I was rereading some old blogs and saw this quote by Deepak Chopra that said that all great changes are preceded by chaos. I thought about it for a bit and realized this is indeed the case. Should I let the chaos loose, air it out, be fierce enough to become it to embrace the change that I’ve been waiting so long for? Become so colorful that my heart, when held against the sun shows the brilliance of multiple rainbows?
My heart. My heart is so colorful but it feels like it is mired in chaos. My lungs swimming – no drowning – in confusion, anger, hurt, betrayal, longing. Why must I go another day seeing the one thing I’ve always wanted being granted to others? Will the pain ever lessen? Will it always hurt? Why can’t I move on? Let go? I spent two hours yesterday trying to breathe in a place that told me my son’s heart was no longer beating hoping and praying that the results of my husband’s tests would not give me further bad news. My world began to spin and the ground became unleveled.

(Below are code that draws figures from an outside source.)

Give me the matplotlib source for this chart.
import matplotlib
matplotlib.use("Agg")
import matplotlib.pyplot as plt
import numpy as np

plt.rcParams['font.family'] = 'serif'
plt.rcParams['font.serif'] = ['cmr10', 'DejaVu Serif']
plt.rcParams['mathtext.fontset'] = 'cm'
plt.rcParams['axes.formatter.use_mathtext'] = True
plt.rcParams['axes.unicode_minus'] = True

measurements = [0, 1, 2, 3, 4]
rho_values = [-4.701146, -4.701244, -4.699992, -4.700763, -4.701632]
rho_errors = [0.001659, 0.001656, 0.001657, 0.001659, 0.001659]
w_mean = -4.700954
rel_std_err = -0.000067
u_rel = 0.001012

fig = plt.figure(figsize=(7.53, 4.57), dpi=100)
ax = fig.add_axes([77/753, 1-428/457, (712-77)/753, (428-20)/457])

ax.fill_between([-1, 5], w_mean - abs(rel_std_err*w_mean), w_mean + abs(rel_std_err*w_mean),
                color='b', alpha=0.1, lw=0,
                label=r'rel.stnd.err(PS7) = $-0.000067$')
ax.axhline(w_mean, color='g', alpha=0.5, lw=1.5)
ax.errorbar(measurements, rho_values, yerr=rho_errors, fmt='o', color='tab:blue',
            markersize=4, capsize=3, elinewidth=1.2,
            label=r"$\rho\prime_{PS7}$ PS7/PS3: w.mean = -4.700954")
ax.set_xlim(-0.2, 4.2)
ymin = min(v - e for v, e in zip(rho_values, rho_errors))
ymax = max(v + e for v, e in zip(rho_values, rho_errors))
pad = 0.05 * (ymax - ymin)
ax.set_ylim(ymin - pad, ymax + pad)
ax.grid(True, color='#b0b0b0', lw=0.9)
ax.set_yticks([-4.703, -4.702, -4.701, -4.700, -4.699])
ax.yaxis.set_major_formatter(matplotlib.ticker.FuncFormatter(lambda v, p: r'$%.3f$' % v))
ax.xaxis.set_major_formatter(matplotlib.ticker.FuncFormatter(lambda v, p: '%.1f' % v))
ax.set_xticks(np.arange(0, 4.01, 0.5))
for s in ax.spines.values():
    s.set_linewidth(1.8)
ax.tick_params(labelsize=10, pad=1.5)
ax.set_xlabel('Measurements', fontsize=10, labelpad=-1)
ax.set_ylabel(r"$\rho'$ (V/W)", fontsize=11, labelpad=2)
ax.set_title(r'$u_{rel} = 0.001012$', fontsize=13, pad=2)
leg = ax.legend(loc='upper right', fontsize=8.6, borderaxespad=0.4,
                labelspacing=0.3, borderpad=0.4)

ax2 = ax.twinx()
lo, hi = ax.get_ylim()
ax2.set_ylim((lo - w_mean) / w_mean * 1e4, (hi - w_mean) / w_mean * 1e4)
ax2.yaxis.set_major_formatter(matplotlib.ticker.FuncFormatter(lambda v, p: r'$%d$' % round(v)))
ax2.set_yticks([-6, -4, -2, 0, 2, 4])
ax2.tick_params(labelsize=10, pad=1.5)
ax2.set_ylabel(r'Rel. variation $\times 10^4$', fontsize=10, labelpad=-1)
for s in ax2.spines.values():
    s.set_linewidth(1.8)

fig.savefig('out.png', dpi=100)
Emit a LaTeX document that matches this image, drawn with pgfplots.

I think everything feels stuck. Some good. Some bad. Some Switzerland. It doesn’t feel as if I’m strong. I feel like I’m sleepwalking and don’t know how to wake up. I was told that I am my own roadblock. I suppose that is true for everyone. But, for myself in particular I understand what was being told to me. I do hold onto the memories of those precious weeks where my son and I bonded and fell in love with each other. Love has no boundaries and the love I had for my son, for all my children, proves such. Every ounce of me continues to hold Jax in my heart, in my soul, in my mind.
I used to be angry at God. Now, I just want to know why. Why not me? I suppose the only answer I will get – the answer I get from everyone – is the fact that God knows my heart and will give me the desires of my heart just not in the way I hope. I’ll be honest and tell you I hate when people tell me that. They don’t see my tears because it isn’t physical. No, my tears fall from my heart and have been drowning my soul for nearly a year. Patience has never been my virtue, but now, my patience will be tested until my last breath.
I realized yesterday that sometimes I can’t always be strong. Or pretend to be strong. Faking who I am has never been enjoyable and one day I hope that I’ll never have to. I know I just need to be able to let my guard down, add rope to my walls and climb down. But, the thing with that is, no one ever told me the grief for my son would feel so much like fear. Fear of falling. Fear of climbing the rope. Fear of opening the gates. No one told me the grief would build a shelter around my heart that not even the closest person to me can enter. Brave but broken. Weak but strong. All at once.
Now I battle between hope and agony. Between faith and distrust. Between happiness and fear. Between love and loneliness. Between moving on and holding on. The thing is I know the battle is not mine, it is God’s but if this pain was meant to be the stage for art, then my heart is an absolute masterpiece.